I have a list of all potential combinations that a student can have, but when I try to iterate over R, my case_when only gives me the first category. I then tried to make multiple columns, so I could pivot longer later, but that also seemed to fail. Any help would be appreciated!
#Here's my sample dataset
library(tidyverse)
test <- tibble(student_id = c(1),
subject = c("math"),
grade_num = c(95),
grade = c("a"))
#Here's a sample of what I want (full desired output would be too long to write; see text below code chunks)
sample_of_desired_output <- tibble(student_id = c(1),
subject = c("math"),
grade_num = c(95),
grade = c("a"),
category = c("n_math_a", "n_science_a", "n_english_a", "n_math_science_a", "n_math_english_a"))
#####Here's what I tried
#Getting all combinations--this part works
all_subjects <- c("math", "science", "english")
i = 1
while(i <= length(all_subjects)) {
if(i == 1) {
all_subject_combos <- c()
} else {
some_combos <- combn(all_subjects, i, FUN = function(x) paste(x, collapse = "_"), simplify = TRUE)
all_subject_combos <- append(all_subject_combos, some_combos)
}
i <- i +1
}
all_grades <- c("A", "B", "C", "D", "F")
all_subjects_and_grades <- expand.grid(all_subject_combos, all_grades)

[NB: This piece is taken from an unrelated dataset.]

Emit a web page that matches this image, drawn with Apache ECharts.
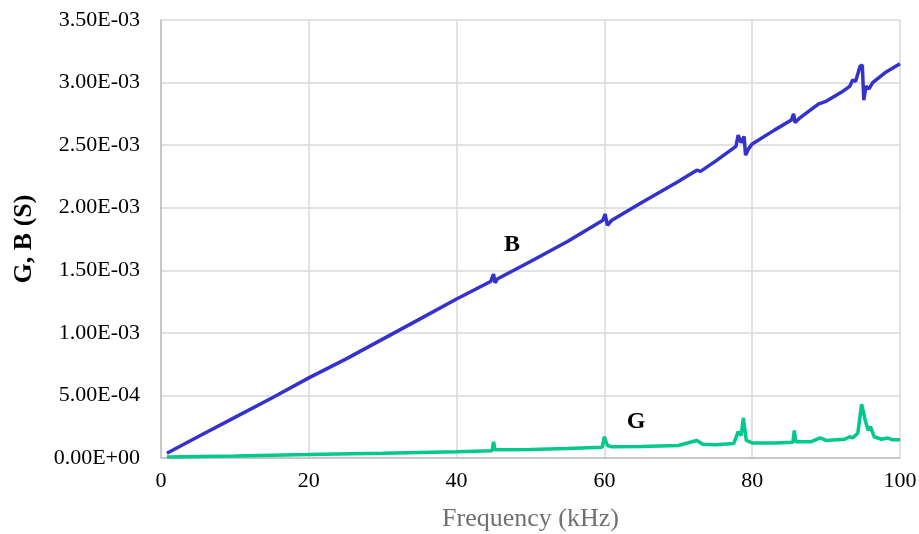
<!DOCTYPE html>
<html>
<head>
<meta charset="utf-8">
<script src="https://cdn.jsdelivr.net/npm/echarts@6/dist/echarts.min.js"></script>
<style>html,body{margin:0;padding:0;background:#fff;}#chart{width:919px;height:534px;}</style>
</head>
<body>
<div id="chart"></div>
<script>
// Frequency (kHz) and susceptance B (S)
var bFreq = [0.8, 5, 10, 15, 20, 22, 25, 30, 35, 40, 44.6, 45, 45.2, 45.5, 50, 55, 59.8, 60.1, 60.4, 61, 65, 70, 72.5, 73, 75, 77.8, 78.1, 78.5, 78.9, 79.1, 79.5, 80, 83, 85.3, 85.6, 85.8, 86.5, 89, 90, 92, 93.2, 93.6, 94, 94.6, 94.9, 95.1, 95.4, 95.8, 96.3, 98, 100];
var bVals = [3.8e-5, 1.7e-4, 3.25e-4, 4.8e-4, 6.4e-4, 7.0e-4, 7.9e-4, 9.5e-4, 1.11e-3, 1.27e-3, 1.41e-3, 1.47e-3, 1.40e-3, 1.43e-3, 1.57e-3, 1.73e-3, 1.90e-3, 1.95e-3, 1.86e-3, 1.90e-3, 2.04e-3, 2.21e-3, 2.30e-3, 2.29e-3, 2.37e-3, 2.49e-3, 2.58e-3, 2.52e-3, 2.57e-3, 2.42e-3, 2.47e-3, 2.51e-3, 2.62e-3, 2.70e-3, 2.75e-3, 2.68e-3, 2.72e-3, 2.83e-3, 2.85e-3, 2.92e-3, 2.97e-3, 3.02e-3, 3.01e-3, 3.13e-3, 3.14e-3, 2.86e-3, 2.97e-3, 2.95e-3, 3.00e-3, 3.08e-3, 3.15e-3];
// Frequency (kHz) and conductance G (S)
var gFreq = [0.8, 10, 20, 22, 30, 40, 44.8, 45, 45.2, 50, 55, 59.7, 60, 60.4, 61, 65, 70, 72.5, 73.3, 75, 77.5, 78.1, 78.5, 78.8, 79.2, 80, 83, 85.5, 85.7, 85.9, 88, 89.2, 90, 92.5, 93.2, 93.6, 94.3, 94.8, 95.3, 95.7, 96, 96.5, 97.5, 98.3, 99, 100];
var gVals = [8e-6, 1.6e-5, 2.7e-5, 3.0e-5, 3.7e-5, 5.0e-5, 5.8e-5, 1.3e-4, 6.5e-5, 6.8e-5, 7.5e-5, 8.5e-5, 1.7e-4, 1.0e-4, 9.0e-5, 9.2e-5, 1.0e-4, 1.4e-4, 1.1e-4, 1.05e-4, 1.15e-4, 2.1e-4, 1.8e-4, 3.2e-4, 1.4e-4, 1.2e-4, 1.2e-4, 1.25e-4, 2.2e-4, 1.3e-4, 1.3e-4, 1.6e-4, 1.4e-4, 1.5e-4, 1.7e-4, 1.6e-4, 2.0e-4, 4.3e-4, 3.0e-4, 2.2e-4, 2.5e-4, 1.7e-4, 1.5e-4, 1.6e-4, 1.45e-4, 1.45e-4];
var xTicks = [0, 20, 40, 60, 80, 100];
var yTickLabels = ['0.00E+00', '5.00E-04', '1.00E-03', '1.50E-03', '2.00E-03', '2.50E-03', '3.00E-03', '3.50E-03'];
var seriesNames = ['B', 'G'];

function pairs(xs, ys) { return xs.map(function (x, i) { return [x, ys[i]]; }); }

var chart = echarts.init(document.getElementById('chart'), null, { renderer: 'canvas' });
var font = '"Liberation Serif", "Times New Roman", serif';
chart.setOption({
  animation: false,
  backgroundColor: '#ffffff',
  grid: { left: 161, right: 19, top: 20, bottom: 76, containLabel: false, outerBoundsMode: 'none' },
  xAxis: {
    type: 'value', min: 0, max: 100, interval: 20,
    name: 'Frequency (kHz)', nameLocation: 'middle', nameGap: 48,
    nameTextStyle: { fontFamily: font, fontSize: 26, color: '#707070' },
    axisLine: { show: true, lineStyle: { color: '#bfbfbf', width: 1.5 } },
    axisTick: { show: false },
    axisLabel: { fontFamily: font, fontSize: 22, color: '#000', margin: 12,
      formatter: function (v) { return xTicks.indexOf(v) >= 0 ? String(v) : ''; } },
    splitLine: { show: true, lineStyle: { color: '#d9d9d9', width: 1.5 } }
  },
  yAxis: {
    type: 'value', min: 0, max: 3.5e-3, interval: 5e-4,
    name: 'G, B (S)', nameLocation: 'middle', nameGap: 124, nameRotate: 90,
    nameTextStyle: { fontFamily: font, fontSize: 26, fontWeight: 'bold', color: '#000' },
    axisLine: { show: true, lineStyle: { color: '#bfbfbf', width: 1.5 } },
    axisTick: { show: false },
    axisLabel: { fontFamily: font, fontSize: 22, color: '#000', margin: 21,
      formatter: function (v) { return yTickLabels[Math.round(v / 5e-4)]; } },
    splitLine: { show: true, lineStyle: { color: '#d9d9d9', width: 1.5 } }
  },
  series: [
    {
      name: seriesNames[0], type: 'line', data: pairs(bFreq, bVals), showSymbol: false,
      lineStyle: { color: '#3333cc', width: 3.5 }, z: 3,
      markPoint: { symbol: 'rect', symbolSize: 1, itemStyle: { color: 'rgba(0,0,0,0)' },
        label: { show: true, formatter: 'B', fontFamily: font, fontSize: 24, fontWeight: 'bold', color: '#000' },
        data: [{ coord: [47.5, 1.7e-3] }] }
    },
    {
      name: seriesNames[1], type: 'line', data: pairs(gFreq, gVals), showSymbol: false,
      lineStyle: { color: '#00c98d', width: 3.5 }, z: 2,
      markPoint: { symbol: 'rect', symbolSize: 1, itemStyle: { color: 'rgba(0,0,0,0)' },
        label: { show: true, formatter: 'G', fontFamily: font, fontSize: 24, fontWeight: 'bold', color: '#000' },
        data: [{ coord: [64.3, 2.9e-4] }] }
    }
  ]
});
</script>
</body>
</html>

subjects_and_grades_combos <- all_subjects_and_grades %>%
unite("names", c(Var1, Var2)) %>%
mutate(names = tolower(paste0("n_", str_replace_all(names, "\\|", "_")))) %>%
pull(names)
#This part does not work but is what I tried:
i = 1
while(i <= length(subjects_and_grades_combos)) {
does_not_work <- test %>%
mutate("subject_grade_grouping_{{i}}" := case_when(
str_detect(subjects_and_grades_combos[i], subject) ~ subjects_and_grades_combos[i]))
i <- i +1
}
does_not_work
Note that in the final, there will be all potential combinations, so each student will have their data repeating many times. After I have this, I will be using this to calculate the number of students who fall into each category. So, in this example, math_a, math_science_a, math_english_a, and math_science_english_a would all have 1. Note that I do not need help calculating that part, and I am flexible with the order of the columns.
The while
loops needs to update the original object or else it gets the last iteration update
library(dplyr)
library(tidyr)
test1 <- test
i = 1
while(i <= length(subjects_and_grades_combos)) {
test1 <- test1 %>%
mutate("subject_grade_grouping_{{i}}" := case_when(
str_detect(subjects_and_grades_combos[i], subject) ~ subjects_and_grades_combos[i]))
i <- i +1
}
test1 %>%
pivot_longer(cols = starts_with('subject_grade'),
names_to = NULL, values_to = "category", values_drop_na = TRUE)
-output
# A tibble: 15 × 5
student_id subject grade_num grade category
<dbl> <chr> <dbl> <chr> <chr>
1 1 math 95 a n_math_science_a
2 1 math 95 a n_math_english_a
3 1 math 95 a n_math_science_english_a
4 1 math 95 a n_math_science_b
5 1 math 95 a n_math_english_b
6 1 math 95 a n_math_science_english_b
7 1 math 95 a n_math_science_c
8 1 math 95 a n_math_english_c
9 1 math 95 a n_math_science_english_c
10 1 math 95 a n_math_science_d
11 1 math 95 a n_math_english_d
12 1 math 95 a n_math_science_english_d
13 1 math 95 a n_math_science_f
14 1 math 95 a n_math_english_f
15 1 math 95 a n_math_science_english_f